Ultimately the answer to “how many hits will an AT-RT soak” is… it depends. If your opponent is firing at it with Impact efficient weapons, the AT-RT will cancel very few hits with its armor. If they are desperate to destroy it and are shooting at it with things like Z-6s and Rotary Blasters, that Armor keyword is going to give you a lot more bang for your buck.
Does that really add any inherent value? It is hard to say; after all, if your Rebel Troopers are in heavy cover and something targets them, they are ‘soaking’ two hits, just like the AT-RT’s armor would.
- The role of your AT-RT and how you use it is highly dependent on your hardpoint choice
- All three hardpoints are viable (as are naked chickens)
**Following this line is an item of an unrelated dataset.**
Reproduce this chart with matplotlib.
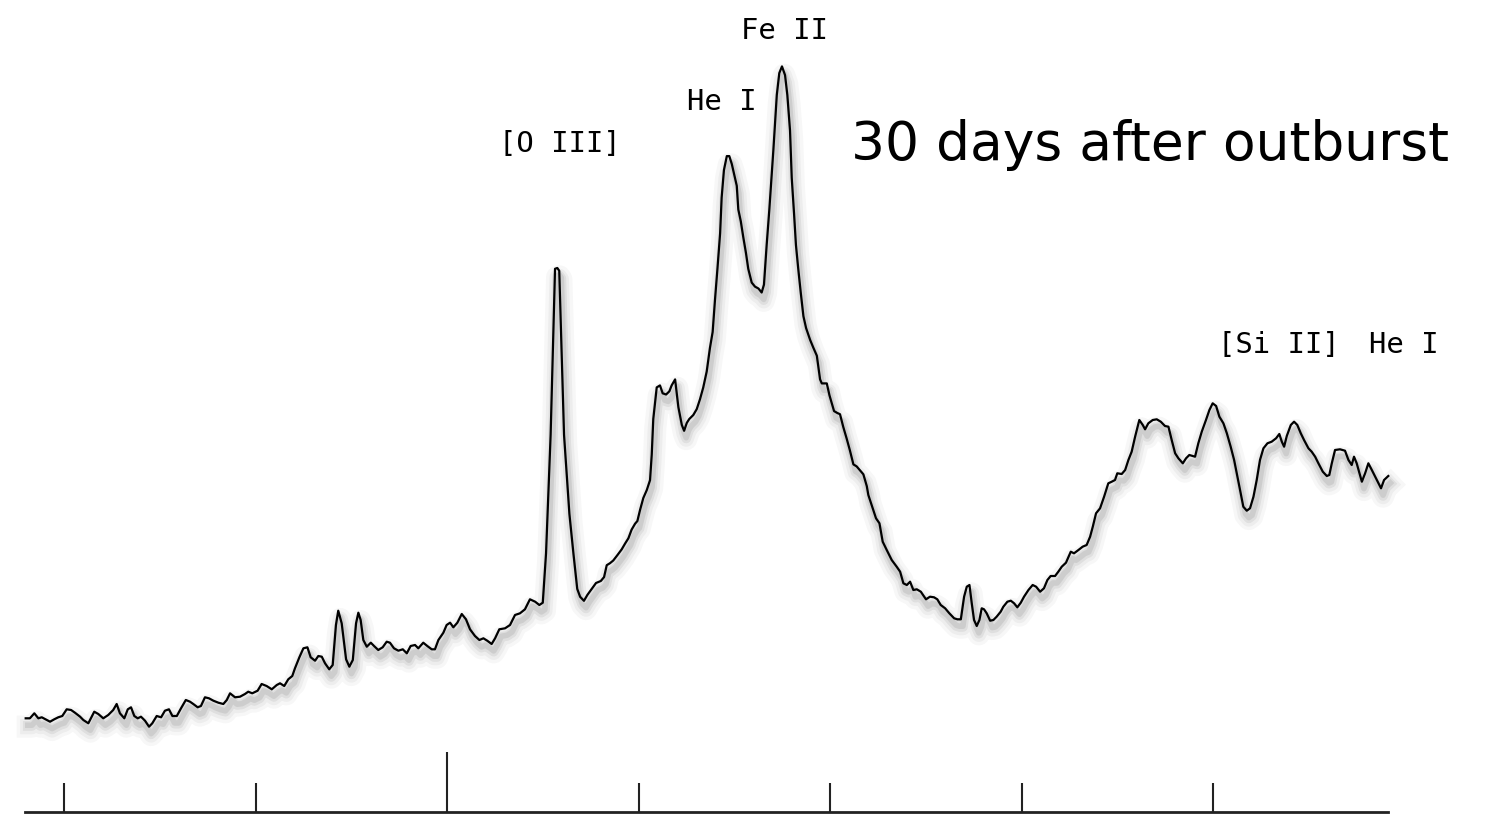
import matplotlib
matplotlib.use("Agg")
import matplotlib.pyplot as plt
import matplotlib.patheffects as pe

# wavelength in tick units (ticks at 0..6), flux relative to axis line
wave = [-0.200, -0.178, -0.155, -0.134, -0.116, -0.096, -0.073, -0.051, -0.030, -0.009,
        0.014, 0.037, 0.057, 0.084, 0.101, 0.127, 0.158, 0.179, 0.205, 0.231,
        0.257, 0.275, 0.292, 0.315, 0.333, 0.350, 0.367, 0.385, 0.402, 0.423,
        0.444, 0.461, 0.484, 0.507, 0.527, 0.548, 0.566, 0.589, 0.611, 0.636,
        0.658, 0.675, 0.698, 0.715, 0.736, 0.757, 0.780, 0.806, 0.832, 0.850,
        0.867, 0.893, 0.919, 0.945, 0.962, 0.983, 1.011, 1.032, 1.058, 1.085,
        1.111, 1.128, 1.150, 1.171, 1.192,
        1.206, 1.229, 1.250, 1.271, 1.288, 1.311, 1.328, 1.346, 1.363, 1.385,
        1.403, 1.420, 1.432, 1.450, 1.473, 1.490, 1.508, 1.525, 1.537, 1.549,
        1.563, 1.581, 1.602, 1.619, 1.641, 1.664, 1.685, 1.702, 1.723, 1.746,
        1.769, 1.790, 1.810, 1.833, 1.850, 1.876, 1.897, 1.920, 1.937, 1.955,
        1.981, 1.998, 2.016, 2.033, 2.054, 2.077, 2.099, 2.120, 2.146, 2.169,
        2.190, 2.210, 2.233, 2.251, 2.273, 2.303, 2.329, 2.355, 2.381, 2.407,
        2.433, 2.460, 2.482, 2.500,
        2.517, 2.529, 2.541, 2.555, 2.564, 2.576, 2.586, 2.599, 2.611, 2.625,
        2.639, 2.660, 2.680, 2.695, 2.715, 2.733, 2.756, 2.778, 2.803, 2.820,
        2.834, 2.851, 2.868, 2.889, 2.912, 2.930, 2.947, 2.964, 2.982, 2.994,
        3.008, 3.025, 3.043, 3.060, 3.069, 3.077, 3.095, 3.112, 3.126, 3.144,
        3.161, 3.173, 3.191, 3.208, 3.226, 3.238, 3.252, 3.265, 3.286, 3.304,
        3.321, 3.338, 3.356, 3.373, 3.387, 3.399, 3.412, 3.426, 3.434, 3.446,
        3.461, 3.474, 3.487, 3.499, 3.513, 3.521, 3.534, 3.547, 3.561, 3.573,
        3.591, 3.608, 3.626, 3.643, 3.655, 3.669, 3.683, 3.704, 3.722, 3.735,
        3.749, 3.765, 3.777, 3.791, 3.800, 3.812, 3.822, 3.834, 3.847, 3.861,
        3.875, 3.896, 3.913, 3.931, 3.948, 3.957, 3.983, 3.997, 4.009, 4.021,
        4.038, 4.052, 4.069, 4.087, 4.104, 4.122, 4.139, 4.157, 4.174, 4.192,
        4.200, 4.223, 4.240, 4.258, 4.275, 4.296, 4.322, 4.348, 4.366, 4.383,
        4.401, 4.418, 4.435, 4.453, 4.474, 4.501, 4.522, 4.543, 4.560, 4.578,
        4.601, 4.623, 4.648, 4.665, 4.683, 4.700, 4.714, 4.728, 4.740, 4.752,
        4.766, 4.780, 4.792, 4.804, 4.818, 4.836, 4.853, 4.870, 4.891, 4.905,
        4.926, 4.944, 4.961, 4.978, 4.996, 5.013, 5.036, 5.058, 5.076, 5.097,
        5.117, 5.135, 5.152, 5.175, 5.192, 5.210, 5.232, 5.257, 5.274, 5.297,
        5.319, 5.340, 5.358, 5.372,
        5.389, 5.410, 5.431, 5.453, 5.471, 5.488, 5.500, 5.523, 5.541, 5.558,
        5.575, 5.593, 5.615, 5.633, 5.645, 5.662, 5.685, 5.706, 5.727, 5.749,
        5.767, 5.784, 5.802, 5.819, 5.842, 5.859, 5.876, 5.906, 5.923, 5.941,
        5.963, 5.981, 5.998, 6.016, 6.033, 6.054, 6.072, 6.092, 6.110, 6.124,
        6.141, 6.158, 6.176, 6.193, 6.211, 6.228, 6.245, 6.263, 6.284, 6.306,
        6.329, 6.346, 6.359, 6.371, 6.385, 6.406, 6.423, 6.440, 6.458, 6.475,
        6.498, 6.515, 6.533, 6.550, 6.573, 6.594, 6.607, 6.620, 6.637, 6.663,
        6.689, 6.707, 6.724, 6.736, 6.750, 6.777, 6.794, 6.811, 6.829, 6.855,
        6.877, 6.893, 6.915]

flux = [0.937, 0.937, 0.987, 0.937, 0.947, 0.927, 0.903, 0.927, 0.947, 0.960,
        1.027, 1.020, 0.993, 0.953, 0.920, 0.887, 1.003, 0.980, 0.937, 0.970,
        1.020, 1.080, 0.987, 0.937, 1.027, 1.047, 0.960, 0.937, 0.953, 0.913,
        0.853, 0.887, 0.960, 0.947, 1.013, 1.027, 0.960, 0.960, 1.037, 1.120,
        1.103, 1.080, 1.047, 1.060, 1.147, 1.137, 1.113, 1.093, 1.080, 1.120,
        1.187, 1.147, 1.153, 1.180, 1.203, 1.187, 1.213, 1.280, 1.260, 1.227,
        1.270, 1.287, 1.260, 1.327, 1.360,
        1.437, 1.547, 1.637, 1.647, 1.547, 1.513, 1.560, 1.553, 1.487, 1.427,
        1.470, 1.870, 2.013, 1.887, 1.527, 1.453, 1.520, 1.887, 1.993, 1.920,
        1.720, 1.653, 1.693, 1.660, 1.620, 1.647, 1.703, 1.693, 1.637, 1.613,
        1.627, 1.587, 1.660, 1.670, 1.637, 1.693, 1.660, 1.627, 1.627, 1.720,
        1.793, 1.870, 1.893, 1.847, 1.893, 1.980, 1.927, 1.827, 1.760, 1.720,
        1.737, 1.713, 1.680, 1.737, 1.827, 1.837, 1.870, 1.970, 1.987, 2.027,
        2.127, 2.103, 2.070, 2.093,
        2.586, 3.179, 3.772, 4.760, 5.432, 5.440, 5.412, 4.563, 3.772, 3.377,
        2.982, 2.586, 2.231, 2.152, 2.112, 2.171, 2.231, 2.290, 2.310, 2.349,
        2.468, 2.488, 2.515, 2.567, 2.626, 2.685, 2.737, 2.824, 2.883, 2.910,
        3.021, 3.140, 3.219, 3.318, 3.575, 3.930, 4.246, 4.266, 4.187, 4.175,
        4.207, 4.266, 4.326, 4.049, 3.871, 3.812, 3.891, 3.930, 3.970, 4.029,
        4.128, 4.246, 4.405, 4.642, 4.800, 5.116, 5.432, 5.788, 6.144, 6.420,
        6.559, 6.559, 6.480, 6.381, 6.262, 6.025, 5.907, 5.748, 5.590, 5.432,
        5.294, 5.254, 5.235, 5.195, 5.274, 5.669, 6.025, 6.618, 7.171, 7.389,
        7.456, 7.369, 7.171, 6.816, 6.341, 5.986, 5.669, 5.432, 5.195, 4.958,
        4.839, 4.721, 4.642, 4.563, 4.326, 4.286, 4.286, 4.167, 4.088, 4.009,
        3.990, 3.978, 3.851, 3.733, 3.614, 3.476, 3.456, 3.416, 3.377, 3.258,
        3.170, 3.037, 2.937, 2.887, 2.703, 2.620, 2.520, 2.453, 2.403, 2.287,
        2.270, 2.303, 2.220, 2.227, 2.203, 2.127, 2.153, 2.147, 2.127, 2.070,
        2.037, 1.987, 1.937, 1.927, 1.927, 2.153, 2.253, 2.270, 2.087, 1.920,
        1.860, 1.920, 2.037, 2.027, 1.987, 1.913, 1.920, 1.953, 2.003, 2.053,
        2.103, 2.113, 2.087, 2.047, 2.093, 2.153, 2.220, 2.270, 2.253, 2.203,
        2.237, 2.320, 2.360, 2.360, 2.403, 2.453, 2.493, 2.603, 2.587, 2.620,
        2.653, 2.670, 2.753, 2.853,
        2.987, 3.037, 3.153, 3.287, 3.303, 3.320, 3.387, 3.380, 3.420, 3.520,
        3.603, 3.753, 3.920, 3.870, 3.827, 3.887, 3.920, 3.927, 3.903, 3.860,
        3.853, 3.720, 3.587, 3.537, 3.487, 3.537, 3.570, 3.553, 3.687, 3.803,
        3.920, 4.020, 4.087, 4.060, 3.953, 3.887, 3.787, 3.653, 3.520, 3.387,
        3.220, 3.053, 3.013, 3.037, 3.153, 3.320, 3.520, 3.637, 3.687, 3.703,
        3.737, 3.780, 3.703, 3.653, 3.760, 3.870, 3.903, 3.870, 3.787, 3.720,
        3.637, 3.603, 3.553, 3.487, 3.403, 3.360, 3.370, 3.487, 3.620, 3.627,
        3.613, 3.520, 3.470, 3.553, 3.487, 3.303, 3.387, 3.487, 3.420, 3.320,
        3.237, 3.320, 3.360]

minor_ticks = [0, 1, 3, 4, 5, 6]
major_ticks = [2]
axis_range = (-0.204, 6.914)

line_labels = ["[O III]", "He I", "Fe II", "[Si II]", "He I"]
label_x = [2.590, 3.433, 3.760, 6.345, 6.997]
label_y = [6.60, 7.02, 7.725, 4.593, 4.593]
title = "30 days after outburst"

plt.rcParams['font.family'] = ['DejaVu Sans']

fig = plt.figure(figsize=(14.85, 8.16), dpi=100)
ax = fig.add_axes([0, 0, 1, 1])
ax.set_xlim(-0.3342, 7.420)
ax.set_ylim(-0.04, 8.12)

# soft drop shadow under the spectrum
shadow = [pe.SimpleLineShadow(offset=(1.5, -6), shadow_color='black', alpha=0.03, linewidth=16),
          pe.SimpleLineShadow(offset=(1.5, -6), shadow_color='black', alpha=0.04, linewidth=11),
          pe.SimpleLineShadow(offset=(1.5, -5.5), shadow_color='black', alpha=0.06, linewidth=7),
          pe.SimpleLineShadow(offset=(1.5, -5), shadow_color='black', alpha=0.08, linewidth=4),
          pe.Normal()]
ax.plot(wave, flux, color='black', lw=1.6, path_effects=shadow)

for s in ['top', 'left', 'right']:
    ax.spines[s].set_visible(False)
ax.spines['bottom'].set_position(('data', 0))
ax.spines['bottom'].set_bounds(*axis_range)
ax.spines['bottom'].set_linewidth(2.0)
ax.spines['bottom'].set_color('#222222')
ax.set_xticks(major_ticks)
ax.set_xticks(minor_ticks, minor=True)
ax.tick_params(axis='x', which='major', direction='in', length=43, width=1.5,
               color='#222222', labelbottom=False)
ax.tick_params(axis='x', which='minor', direction='in', length=21, width=1.5,
               color='#222222', labelbottom=False)
ax.set_yticks([])

for lab, lx, ly in zip(line_labels, label_x, label_y):
    ax.text(lx, ly, lab, ha='center', va='baseline', fontsize=20.8,
            family='DejaVu Sans Mono')
ax.text(5.671, 6.52, title, ha='center', va='baseline', fontsize=38.5)

fig.savefig("out.png", dpi=100, facecolor='white')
- Decide what role you want to AT-RTs to fill, and then take two or three of the same
- AT-RTs are surprisingly fragile. Try and keep them away from high Impact weapons
- AT-RTs can be used as mobile cover if you move them up with other high threat units
*Be aware that the cover rules for vehicles changed in the most recent update. Vehicles now create a “cylinder” of cover; draw lines from the base up to the top of the mini, and anything behind that cylinder receives the cover benefit. No more shooting through an AT-RTs legs.
**No, I don’t mean the kind of bard that dances around slashing at orcs while singing about tavern wenches and giving you a +1 bonus on your attack roll.